Courts have also ruled that statutes such as the Bills of Rights and the Act of Settlement are part of Canada’s constitution subject to the amendments of Canada’s legislative assemblies though as they are not part of the schedule to the Constitution Act it is possible they can be amended without invoking an amendment formula.

Senate committees

After that, I’m definitely coming down on the side of Toffoli and Benoit; more legislation (whether by amending this bill or a whole new bill) is required to enact the changes.

On a lighter note, the committee was light-hearted, friendly and non-partisan. That’s genuinely lovely.

Time limits. God the time limits. You could hear Garry Toffoli rushing himself as he spoke, and Senator Fraser again was hurrying him to get the answer out (needlessly as it turned out). Are such strict time limits necessary? It can’t be good for Senators’ understanding of the issues to have to cut off questioning when members have more questions.

Also, I can’t help but think the (lengthy) preambles aren’t always necessary.
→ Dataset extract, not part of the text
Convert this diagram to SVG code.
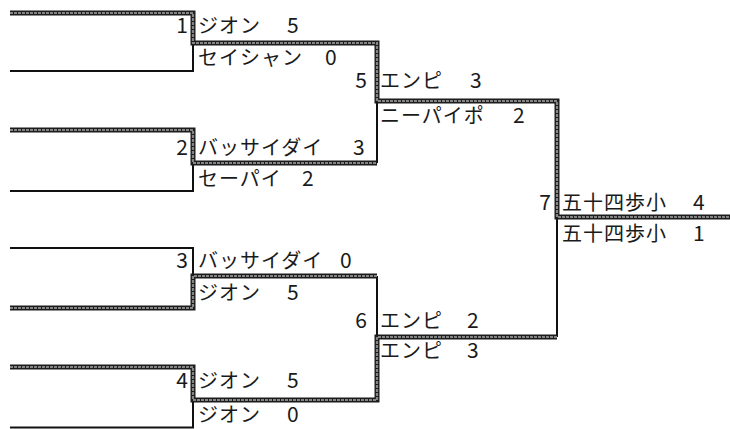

If the committee distributed the witnesses’ submissions before their appearance before the committee, we would get the entirety of their preamble and leave more time for questioning. Of course, this is only a big issue because of time limits.

Tomorrow the Justice Minister (Rob Nicholson) and some of his officials are before the committee, then they move on to clause-by-clause consideration. I’ll be watching all of it, of course.

EDIT 21/03/13: The government’s response and clause-by-clause

Well, Minister Nicholson said nothing particularly new. There was a rash of soft-ball questions, though. Also, the assumption from the chair was that the bill would not be amended (he said that they wanted to get this sent for third reading in the Senate, which only happens when the committee doesn’t amend a bill). Perhaps unsurprisingly it was not amended, although Senator Fraser reserved the right to come back with amendments at third reading.